Records for the task:
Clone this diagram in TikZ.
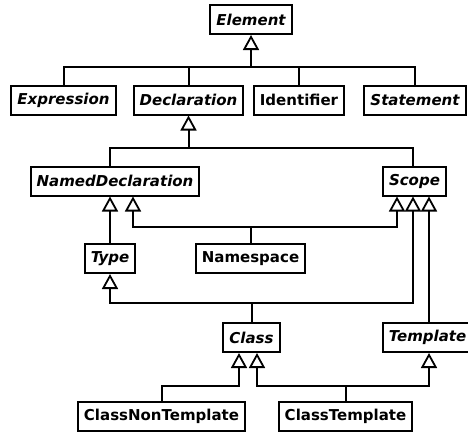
\documentclass[tikz,border=0pt]{standalone}
\usepackage{fontspec}
\setmainfont{DejaVu Sans}
\usetikzlibrary{arrows.meta,calc}
\tikzset{
  cls/.style={draw,line width=2pt,minimum height=29pt,inner xsep=6pt,inner ysep=0pt,
    font=\fontsize{15}{17}\selectfont\bfseries},
  abs/.style={cls,font=\fontsize{15}{17}\selectfont\bfseries\itshape},
  inh/.style={line width=2pt,-{Triangle[open,width=16pt,length=15pt,line width=1.8pt]}},
  lnk/.style={line width=2pt}
}
\begin{document}
\begin{tikzpicture}[x=1pt,y=-1pt]
\useasboundingbox (0,0) rectangle (468,432);
% classes
\node[abs] (elem) at (251,19.5) {Element};
\node[abs] (expr) at (63.5,100) {Expression};
\node[abs] (decl) at (188.5,100) {Declaration};
\node[cls] (ident) at (299,100) {Identifier};
\node[abs] (stmt) at (415,100) {Statement};
\node[abs] (nd) at (115,181) {NamedDeclaration};
\node[abs] (scope) at (414.5,181) {Scope};
\node[abs] (type) at (110,258.5) {Type};
\node[cls] (ns) at (250.5,258.5) {Namespace};
\node[abs] (class) at (251.5,337.5) {Class};
\node[abs] (tmpl) at (427.5,337.5) {Template};
\node[cls] (cnt) at (161.5,416) {ClassNonTemplate};
\node[cls] (ct) at (345.5,416) {ClassTemplate};
% Element
\coordinate (b1) at (251,67);
\draw[inh] (b1) -- (elem.south);
\draw[lnk] (expr.north) |- (b1) -| (stmt.north);
\draw[lnk] (decl.north) -- (decl.north |- b1);
\draw[lnk] (ident.north) -- (ident.north |- b1);
% Declaration
\coordinate (b2) at (188.5,148);
\draw[inh] (b2) -- (decl.south);
\draw[lnk] (nd.north -| type.north) |- (b2) -| ($(scope.north)+(-1.5,0)$);
% Namespace
\coordinate (b3) at (250.5,227);
\draw[lnk] (ns.north) -- (b3);
\draw[inh] (b3) -| ($(nd.south)+(18,0)$);
\draw[inh] (b3) -| ($(scope.south)+(-17.5,0)$);
% Type
\draw[inh] (type.north) -- (type.north |- nd.south);
% Class
\coordinate (b4) at (251.5,303);
\draw[lnk] (class.north) -- (b4);
\draw[inh] (b4) -| (type.south);
\draw[inh] (b4) -| ($(scope.south)+(-1.5,0)$);
% Template
\coordinate (t1) at ($(tmpl.north)+(1.5,0)$);
\draw[inh] (t1) -- (t1 |- scope.south);
% ClassNonTemplate, ClassTemplate
\coordinate (b5) at (239,386);
\coordinate (b6) at (345.5,386);
\draw[inh] (cnt.north) |- (b5) -- (b5 |- class.south);
\draw[lnk] (ct.north) -- (b6);
\draw[inh] (b6) -| ($(class.south)+(5.5,0)$);
\draw[inh] (b6) -| ($(tmpl.south)+(1.5,0)$);
\end{tikzpicture}
\end{document}
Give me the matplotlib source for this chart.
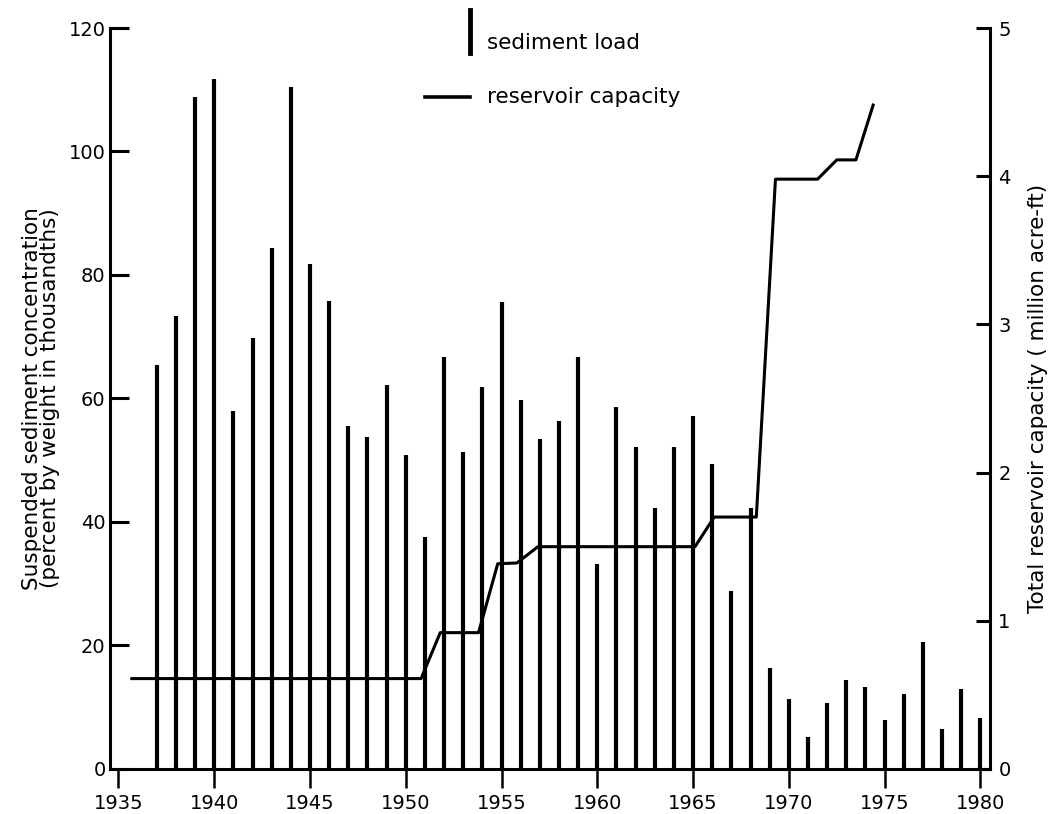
import numpy as np
import matplotlib
matplotlib.use('Agg')
import matplotlib.pyplot as plt
from matplotlib.lines import Line2D

# vuosittainen sedimenttipitoisuus (tuhannesosaprosentteina)
years = np.arange(1937, 1981)
sediment = [65.5, 73.3, 108.8, 111.7, 58.0, 69.8, 84.3, 110.4, 81.7, 75.8,
            55.6, 53.8, 62.2, 50.9, 37.6, 66.7, 51.4, 61.9, 75.7, 59.7,
            53.5, 56.4, 66.7, 33.2, 58.7, 52.1, 42.2, 52.1, 57.2, 49.4,
            28.9, 42.3, 16.3, 11.3, 5.2, 10.7, 14.4, 13.3, 8.0, 12.2,
            20.6, 6.5, 13.0, 8.3]

# altaiden kokonaiskapasiteetti (milj. acre-ft)
cap_years = [1935.7, 1950.8, 1951.8, 1953.8, 1954.8, 1955.8, 1956.9, 1965.1,
             1966.1, 1968.3, 1969.3, 1971.5, 1972.5, 1973.5, 1974.4]
capacity = [0.61, 0.61, 0.92, 0.92, 1.385, 1.39, 1.50, 1.50,
            1.70, 1.70, 3.98, 3.98, 4.11, 4.11, 4.48]

left_ticks = [0, 20, 40, 60, 80, 100, 120]
right_ticks = [0, 1, 2, 3, 4, 5]
x_ticks = [1935, 1940, 1945, 1950, 1955, 1960, 1965, 1970, 1975, 1980]

plt.rcParams['font.family'] = ['DejaVu Sans']

fig = plt.figure(figsize=(10.56, 8.14), dpi=100)
ax = fig.add_axes([0.104, 0.0553, 0.8335, 0.9103])

ax.vlines(years, 0, sediment, color='black', linewidth=3.0)
ax.set_xlim(1934.55, 1980.5)
ax.set_ylim(0, 120)
ax.set_yticks(left_ticks)
ax.set_xticks(x_ticks)

ax2 = ax.twinx()
ax2.plot(cap_years, capacity, color='black', linewidth=2.2)
ax2.set_ylim(0, 5)
ax2.set_yticks(right_ticks)

for a in (ax, ax2):
    a.spines['top'].set_visible(False)
    for s in a.spines.values():
        s.set_linewidth(2.2)
ax.spines['right'].set_visible(False)
ax2.spines['left'].set_visible(False)
ax2.spines['bottom'].set_visible(False)

ax.tick_params(axis='y', direction='in', length=14, width=2.2, labelsize=14, pad=3)
ax.tick_params(axis='x', direction='out', length=14, width=1.8, labelsize=14, pad=4)
ax2.tick_params(axis='y', direction='in', length=10, width=2.2, labelsize=14, pad=6)

ax.set_ylabel('Suspended sediment concentration\n(percent by weight in thousandths)',
              fontsize=15.5, linespacing=0.9, labelpad=6)
ax2.set_ylabel('Total reservoir capacity ( million acre-ft)', fontsize=15.5,
               rotation=90, labelpad=12)

# selite käsin
fig.add_artist(Line2D([470/1056, 470/1056], [1 - 10/814, 1 - 53/814],
                      color='black', linewidth=3.5))
fig.add_artist(Line2D([425/1056, 470/1056], [1 - 97/814, 1 - 97/814],
                      color='black', linewidth=2.6))
fig.text(487/1056, 1 - 43/814, 'sediment load', fontsize=15.5, va='center')
fig.text(487/1056, 1 - 97/814, 'reservoir capacity', fontsize=15.5, va='center')

fig.savefig('out.png', dpi=100)
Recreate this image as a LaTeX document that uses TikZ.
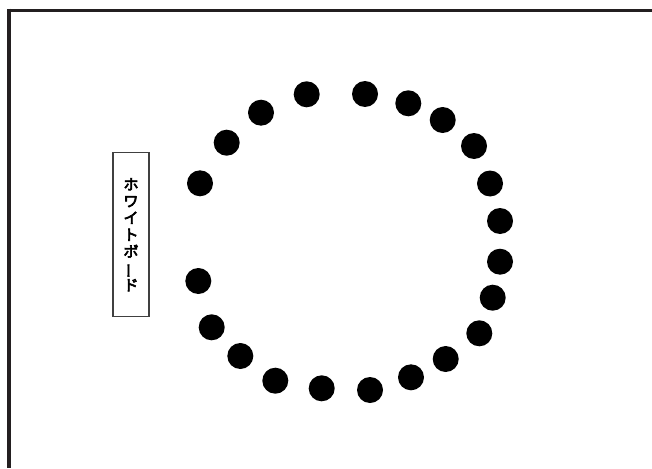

Exercise details: Take only the lines above from the one that has "Give me the matplotlib source for this chart." through the one that has "from matplotlib.lines import Line2D" and reproduce them exactly, omitting any pictures.

Completed task:
Give me the matplotlib source for this chart.
import numpy as np
import matplotlib
matplotlib.use('Agg')
import matplotlib.pyplot as plt
from matplotlib.lines import Line2D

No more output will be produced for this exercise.